ML Competition 2023

The task in this competition is to create a library that detects a programming or markup language of a code snippet. The deadline is October, 15 at 23:59 Dubai time. Everyone is welcome to participate.

General info about this competition is available on @contest. Further submission instructions will be announced there closer to the deadline.

The Task

Implement a library that detects a programming or markup language of a code snippet. You can use any publicly available data to train your solution.

Development and Testing

You can download a sample library here: libtglang.tar.gz. tglang.h describes the interface you are required to implement in this contest. Use the following commands to build the library:

mkdir build
cd build
cmake -DCMAKE_BUILD_TYPE=Release ..
cmake --build .

You can test the resulting library file libtglang.so on the test data using the test script libtglang-tester.tar.gz. To do this, copy libtglang.so into the directory containing the test script, then build with cmake in the standard way:

mkdir build
cd build
cmake -DCMAKE_BUILD_TYPE=Release ..
cmake --build .

To test the library output, launch the resulting binary file tglang-tester with the following parameters:

tglang-tester <input_file>

where:

  • <input_file> – path to file containing input data,

The tester will output the numeric value of the detected language as specified by TglangLanguage enum.

Script launch example:

$ ./tglang-tester code.txt
9

General Requirements

  • The library can be built in any programming language of your choice.
  • Your library must work locally (no network usage including localhost).
  • Speed is of critical importance.

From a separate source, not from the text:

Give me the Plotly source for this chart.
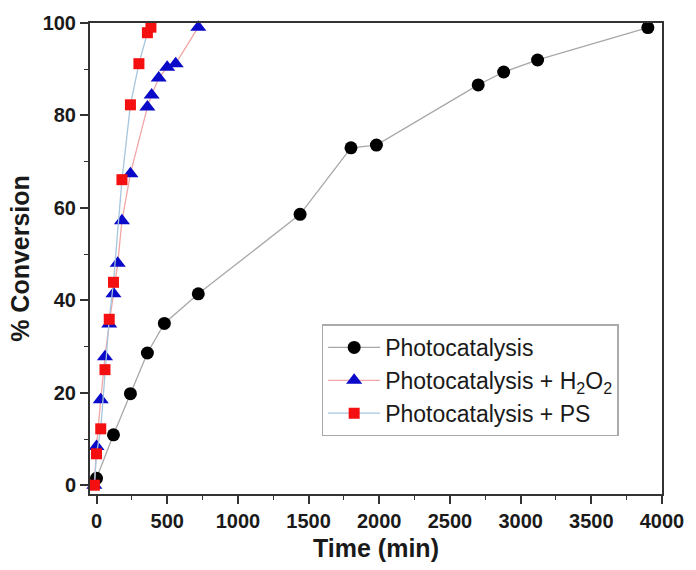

The response time of your solution must not exceed 10 milliseconds for a text of 4096 characters.
  • External dependencies should be kept to a minimum. If you can't avoid external dependencies, please list them in a text file named deb-packages.txt. These dependencies will be installed using sudo apt-get install ... before your app is tested.
  • The library will be tested on servers running Debian GNU/Linux 10 (buster), x86-64 with 8 cores and 16 GB RAM. Before submitting, please make sure that your app works correctly on a clean system.
  • Make sure the library was built on Debian GNU/Linux 10 (buster).
  • You must submit a ZIP-file (the maximum limit for a file sent to the bot is 2 GB) with the following structure:
submission.zip
  -> src - folder with the app's source code (obligatory)
  -> libtglang.so - library (obligatory)
  -> resources - folder with additional files which your library requires to work (please use relative paths to access them) (optional)
  -> deb-packages.txt - a text file with line-break separated debian package names of all external dependencies (optional)

Evaluation

The solutions will be tested on code snippets from public Telegram chats, which may contain anything besides valid code. In the latter case the library is expected to return TGLANG_LANGUAGE_OTHER == 0.

Some rarely used languages may be never used in code snippets in public Telegram chats, and therefore will be absent in the evaluation dataset.

When evaluating submissions we will prioritize the speed and accuracy of the algorithms. Accuracy will have the highest priority.